Underwood ci mostra tutti i suoi trucchi, le cortine di fumo, i mezzi per sviare l’attenzione, come un prestigiatore a fine carriera farebbe in un documentario dietro le quinte; e noi, il pubblico, rimaniamo estasiati dalla precisione scacchistica con la quale mentre con una mano stringe quella della sua ignara vittima, con l’altra muove già i fili del complesso inganno che ha ordito per accumulare ancora più potere.

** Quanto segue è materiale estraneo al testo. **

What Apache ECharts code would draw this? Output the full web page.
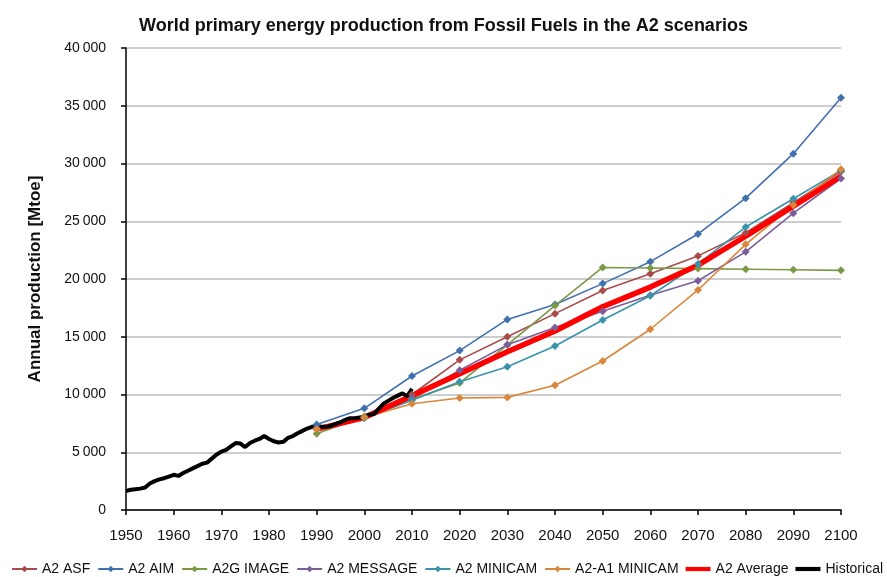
<!DOCTYPE html>
<html>
<head>
    <meta charset="utf-8" />
    <title>A2 fossil fuels</title>
    <script src="https://cdn.jsdelivr.net/npm/echarts@6/dist/echarts.min.js"></script>
    <style>
        html, body { margin: 0; padding: 0; background: #fff; }
        #chart { width: 887px; height: 577px; }
    </style>
</head>
<body>
<div id="chart"></div>
<script type="text/javascript">
// scenario years (one point each decade)
var scenYears = [1990, 2000, 2010, 2020, 2030, 2040, 2050, 2060, 2070, 2080, 2090, 2100];

var asf       = [7100, 8000, 10000, 13000, 15000, 17000, 19000, 20450, 22000, 24000, 26600, 29300];
var aim       = [7400, 8800, 11600, 13800, 16500, 17800, 19600, 21500, 23900, 27000, 30850, 35700];
var image     = [6600, 8100, 9600, 11000, 14300, 17700, 21000, 20950, 20900, 20850, 20800, 20750];
var message   = [7000, 8000, 9700, 12100, 14300, 15800, 17200, 18600, 19850, 22350, 25700, 28700];
var minicam   = [7000, 7950, 9500, 11100, 12400, 14200, 16450, 18550, 21300, 24500, 26950, 29400];
var a1minicam = [7000, 8000, 9200, 9700, 9750, 10800, 12900, 15650, 19050, 23000, 26400, 29500];
var average   = [7000, 8000, 9900, 11800, 13700, 15500, 17600, 19300, 21200, 23700, 26300, 28900];

// historical, yearly from 1950
var histStart = 1950;
var historical = [
    1650, 1750, 1800, 1850, 1950, 2300, 2500, 2650, 2750, 2900,
    3050, 2950, 3200, 3400, 3600, 3800, 4000, 4100, 4450, 4800,
    5050, 5200, 5500, 5800, 5750, 5450, 5800, 6000, 6150, 6400,
    6150, 5950, 5850, 5900, 6250, 6400, 6650, 6850, 7050, 7200,
    7250, 7200, 7200, 7300, 7450, 7600, 7800, 7950, 7950, 8000,
    8100, 8250, 8300, 8750, 9200, 9450, 9700, 9900, 10100, 9850,
    10500
];

var yTicks = [0, 5000, 10000, 15000, 20000, 25000, 30000, 35000, 40000];

function pairs(xs, ys) {
    var out = [];
    for (var i = 0; i < ys.length; i++) {
        out.push([xs[i], ys[i]]);
    }
    return out;
}

var histData = [];
for (var i = 0; i < historical.length; i++) {
    histData.push([histStart + i, historical[i]]);
}

var font = 'Liberation Sans, Arial, sans-serif';
// thick bar icon for the two lines without markers
var barIcon = 'path://M0,0 L30,0 L30,5 L0,5 Z';

function scen(name, vals, color) {
    return {
        name: name,
        type: 'line',
        data: pairs(scenYears, vals),
        symbol: 'diamond',
        symbolSize: 8,
        showSymbol: true,
        lineStyle: { color: color, width: 1.6 },
        itemStyle: { color: color },
        animation: false
    };
}

var myChart = echarts.init(document.getElementById('chart'));

myChart.setOption({
    backgroundColor: '#fff',
    textStyle: { fontFamily: font },
    title: {
        text: 'World primary energy production from Fossil Fuels in the A2 scenarios',
        left: 'center',
        top: 12,
        textStyle: { fontSize: 18, fontWeight: 'bold', color: '#111', fontFamily: font }
    },
    grid: { left: 126, right: 46, top: 48, bottom: 67 },
    legend: {
        left: 6,
        top: 557,
        width: 1000,
        itemWidth: 25,
        itemHeight: 8,
        itemGap: 7,
        textStyle: { fontSize: 14, color: '#111', fontFamily: font },
        data: [
            'A2 ASF', 'A2 AIM', 'A2G IMAGE', 'A2 MESSAGE', 'A2 MINICAM', 'A2-A1 MINICAM',
            { name: 'A2 Average', icon: barIcon },
            { name: 'Historical', icon: barIcon }
        ]
    },
    xAxis: {
        type: 'value',
        min: 1950,
        max: 2100,
        interval: 10,
        axisLine: { lineStyle: { color: '#000', width: 1.5 } },
        axisTick: { show: true, length: 5, lineStyle: { color: '#000', width: 1.5 } },
        axisLabel: {
            fontSize: 15,
            color: '#111',
            margin: 18,
            fontFamily: font,
            formatter: function(v) { return String(v); }
        },
        splitLine: { show: false }
    },
    yAxis: {
        type: 'value',
        min: yTicks[0],
        max: yTicks[yTicks.length - 1],
        interval: 5000,
        name: 'Annual production [Mtoe]',
        nameLocation: 'middle',
        nameRotate: 90,
        nameGap: 82,
        nameTextStyle: { fontSize: 17, fontWeight: 'bold', color: '#111', fontFamily: font },
        axisLine: { show: true, lineStyle: { color: '#000', width: 1.5 } },
        axisTick: { show: true, length: 5, lineStyle: { color: '#000', width: 1.5 } },
        axisLabel: {
            fontSize: 14,
            color: '#111',
            margin: 20,
            fontFamily: font,
            formatter: function(v) {
                var s = String(v);
                if (s.length > 3) {
                    s = s.slice(0, s.length - 3) + '\u2009' + s.slice(s.length - 3);
                }
                return s;
            }
        },
        splitLine: { lineStyle: { color: '#bdbdbd', width: 1.5 } }
    },
    series: [
        scen('A2 ASF', asf, '#A84B4A'),
        scen('A2 AIM', aim, '#4170AE'),
        scen('A2G IMAGE', image, '#7A9A45'),
        scen('A2 MESSAGE', message, '#7B5E99'),
        scen('A2 MINICAM', minicam, '#3A93AC'),
        scen('A2-A1 MINICAM', a1minicam, '#D9873A'),
        {
            name: 'A2 Average',
            type: 'line',
            data: pairs(scenYears, average),
            symbol: 'none',
            lineStyle: { color: '#ff0000', width: 5.5 },
            itemStyle: { color: '#ff0000' },
            animation: false
        },
        {
            name: 'Historical',
            type: 'line',
            data: histData,
            symbol: 'none',
            lineStyle: { color: '#000', width: 4 },
            itemStyle: { color: '#000' },
            animation: false
        }
    ]
});
</script>
</body>
</html>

Forse è colpa di questa complicità, forse è colpa della conoscenza che abbiamo acquisito dei meccanismi di questi inganni, eppure quando essi ci si presentano nella vita reale, pur riconoscendoli perfettamente non ci scandalizziamo più di tanto.
Il magico trucco chiamato rebranding
Facebook, dopo il processo mediatico scaturito dalle rivelazioni della Haugen, ha scelto di usare un trucco, anziché presentarci la verità.

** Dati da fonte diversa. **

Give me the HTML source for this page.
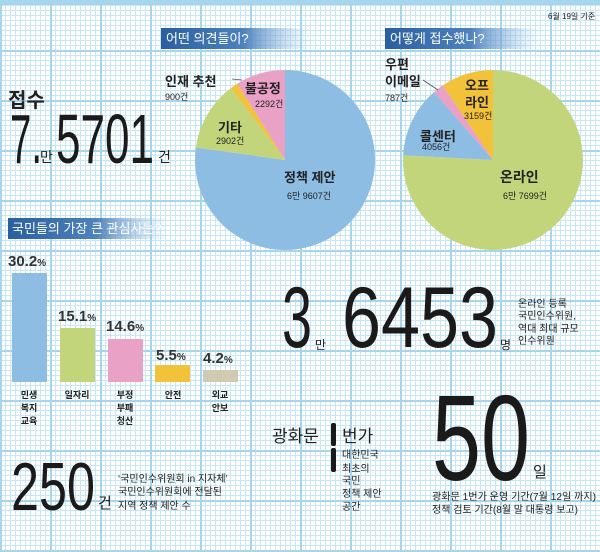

Una verità molto semplice, in realtà: Facebook non è un ente benefico. Facebook è un’azienda con lo scopo unico e preciso di far soldi, pertanto non è affatto così scandaloso che abbia deciso di favorire la circolazione di notizie e opinioni controverse (ovviamente più attraenti, ergo più condivisioni e più persone coinvolte) per aumentare i propri profitti. Sarebbe come chiedere al cuoco che ha inventato il piatto più buono del mondo di non produrne quanto ne chiedono i clienti perché i clienti ne stanno mangiando troppo e, vittime di indigestione, affollano il pronto soccorso.

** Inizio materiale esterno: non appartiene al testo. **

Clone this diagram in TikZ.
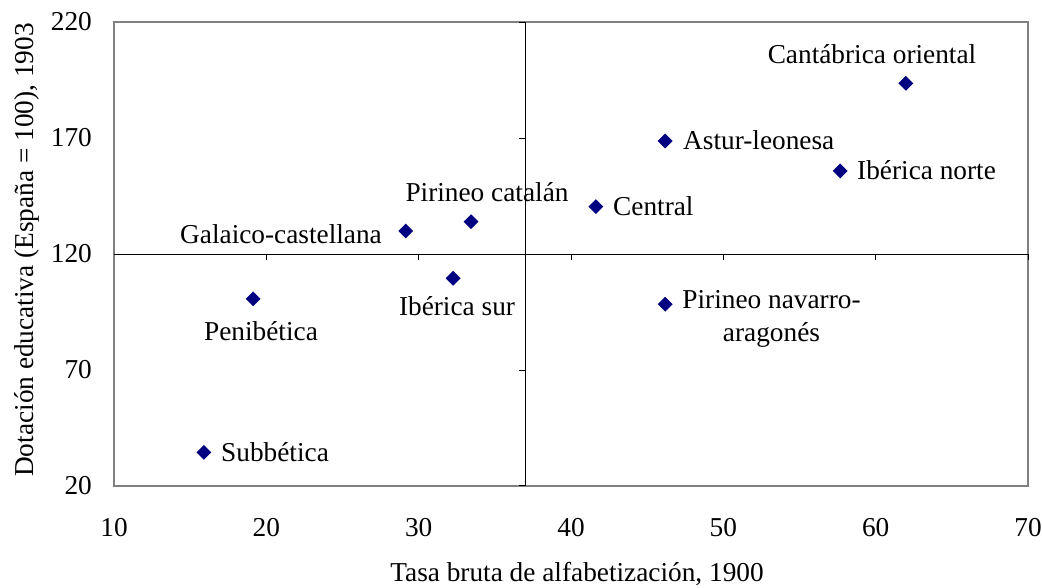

Al contrario, Facebook ha deciso di effettuare una operazione di rebranding completa, che promette di rivoluzionare il mondo dei social media e della realtà virtuale ma che per il momento serve solo ad evitare guai con la legge; un po’ come Alitalia che ha eliminato con un colpo di spugna tutti i debiti accumulati, cambiando nome in ITA Airways, ma senza cambiare alcun aereo. Il mondo intero si è scandalizzato per le scelte societarie volte al profitto anziché all’integrità dell’azienda, pratica comune di tutte le grandi multinazionali e mai scalfita dalle critiche che poco possono contro l’Everest di utili generati; eppure nessuno è parso così sconcertato dal motivo palese del trucco chiamato rebranding.
Tutt’altro, la nostra reazione collettiva è stata la stessa dello spettatore che guarda rapito i complotti di Frank Underwood: “grande mossa, vediamo cos’altro s’inventa dopo”. Ci aveva già provato qualche anno fa Kevin Spacey, senza grande successo, quando, accusato di molestie, aveva provato ad usare gli stessi metodi del suo personaggio per sviare l’attenzione dalle accuse; Facebook sembra aver avuto più fortuna, visto che dopo l’annuncio il titolo è volato in borsa guadagnando oltre il 3,5 %. Gli investitori apprezzano la tattica di Zuckerberg e apprezzano soprattutto il fatto che per la maggior parte l’abbiamo apprezzata anche noi, clienti fissi dell’azienda chiamata ormai Meta; d’altronde, il rebranding sarà pure un trucco vecchio ma bisogna ammettere che funziona ancora perfettamente ed è sempre difficile resistere alla vista di un bravo prestigiatore all’opera.